Riedenschneider is the prime mover in the plot, at least to begin with. In some mid-sized city in the Midwest, he's just been released from prison, with a perfect idea for a jewel heist. In order to carry it off, he needs some help: first comes low-rent bookie Cobby (Marc Lawrence), who helps reconnect Ridenschneider to the local criminal element; then comes crooked lawyer Alonzo Emmerich (Louis Calhern), with the money to hire the team. That being safecracker Louis Ciavelli (Anthony Caruso), getaway driver Gus Minissi (James Whitmore), and gunman Dix, a gambling addict whose desire to buy back the family horse ranch, lost in the '30s, runs afoul of his more recent love of betting on horses. Add in Dix's lover, Doll Conovan (Jean Hagen), and corrupt cop Ditrich (Barry Kelley), and you have all of the ingredients for a story that will not, by any means, come as much of a surprise. Perhaps that was even true in 1950. It doesn't matter: The Asphalt Jungle is driven by Huston's close attention to the mechanics of crime, both in setting up the crime and then executing it, in an 11-minute sequence that set the standard for heist movies forever after. It's not as groundbreaking as it might have been in the short window of years before Rififi came and blew it away, but it's still immaculate filmmaking: tightly edited by George Boemler so that every shift feels like a firecracker going off in the viewer's brain, nervily mixing close-ups and medium shots to keep things claustrophobic and sweaty.

The obvious fascination the filmmakers feel for their characters gives the film a stately procedural aura that keeps it set apart from the dozens of movies to riff on it in the following years, and the willingness by all the actors to play their roles without any sentiment or pulling to convince us that they're somehow nice provides it with a guttural meanness that still hits hard even as the film lacks the sense of fatalism of the bleakest noirs (the characters suffer from bad luck, but there's no sense that the universe itself is trying to conspire about them; it even manages to provide a sense of moral uplift, or something not totally unlike that, when Riedenschneider allows himself to be caught while being nice to teenagers). In its depiction of Calhern's utter slimeball of a character - his mistress, played by Marilyn Monroe in what functionally amounts to her debut, calls him "Uncle" in one of the creepiest touches in all of noir - and even in Hayden's star-making turn as the sturdy but distinctly unkind Dix (Rosson gives him some terrific eyelights that are basically the only touches of humanity he receives), The Asphalt Jungle doesn't shy away from the central reality that people who do these things might be consummate professionals, but they're also amoral at best. It's a film that explores crime without celebrating it, an enormously impressive balancing act right up till it spoils it in a banal "cops are unsung heroes" monologue that feels like an unwilling sop to the censors.

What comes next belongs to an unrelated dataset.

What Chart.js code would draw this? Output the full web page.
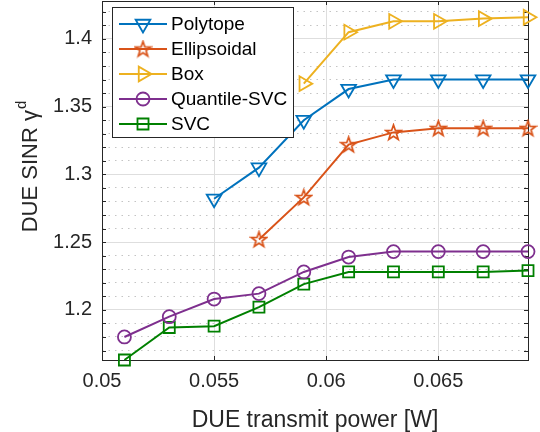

But let's not hold a crummy penultimate scene against a great study of the criminal in his native habitat. The Asphalt Jungle, earning its title, is one of the great films about '50s urban moral turpitude, beautifully harsh in its black-and-white cinematography, unsentimentally flat in its characterisations. It is not a nice film, but it is a gripping one, and one of the exemplars of its great genre.